Indeed, SMS does not question that the Texas judgment was on the merits, that the parties in both cases are identical and that the causes of action involved are the same. Instead, its arguments are aimed at the jurisdiction of the Texas court.
SMS's first argument is that LINQ failed to comply with the strict pleading allegations necessary where, as here, service on a nonresident through the Texas Secretary of State is to be employed under § 3 of Article 2031(b) of Tex. Rev. Stat. Ann. (repealed and codified in § 17.044(b)). Under Texas case law, when service is to be made on a nonresident through the Secretary under that statute, the plaintiff's petition must explicitly state that the defendant "does not maintain a place of regular business" in Texas and that there is no "designated agent [in Texas] upon whom service may be made." Public Storage Properties, VII, Ltd. v. Rankin, 678 S.W.2d 590, 593 (Tex. App.--Houston [14th Dist.] 1984). LINQ's petition in the Texas action omitted to state explicitly that SMS did not maintain a place of business in Texas. It alleged, in pertinent part:
2. Defendant SMS Marketing & Communications, Inc. is a foreign corporation with its principal place of business at 7A Main Street, Kings Park, New York 11734. Defendant has engaged in business in the State of Texas and this proceeding arises from such business. Defendant has not designated or maintained a resident agent in Texas for service of process. Defendant may therefore be served by substituted service on the Secretary of State.
Hamer Aff. I, Ex.A
Even assuming that LINQ's pleadings were insufficient to authorize assumption of personal jurisdiction over SMS by service on the Secretary, a collateral attack on the default judgment cannot be maintained on this ground. It is well-settled in Texas law that:
the effect of an unauthorized exercise of jurisdictional power varies, depending on its demonstrability and the manner in which the judgment is attacked.
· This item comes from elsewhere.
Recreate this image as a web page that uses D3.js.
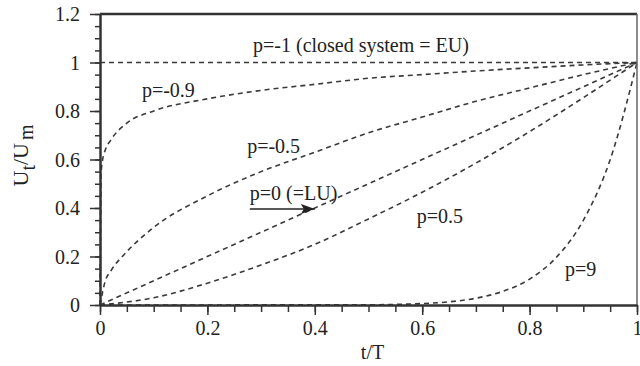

If a court having potential jurisdiction renders a judgment when the potential jurisdiction has not been activated, and the defect is apparent from the face of the judgment, then the judgment is void and subject to either direct or collateral attack. If, however, the court having potential jurisdiction renders a judgment regular on its face that contains recitations stating that potential jurisdiction has been activated, then the judgment is voidable, not void, and may be set aside only on direct attack. The latter result is because a court of potential jurisdiction has the power to determine whether its jurisdiction has been activated, and the recitations making that determination are immune from attack in a collateral proceeding.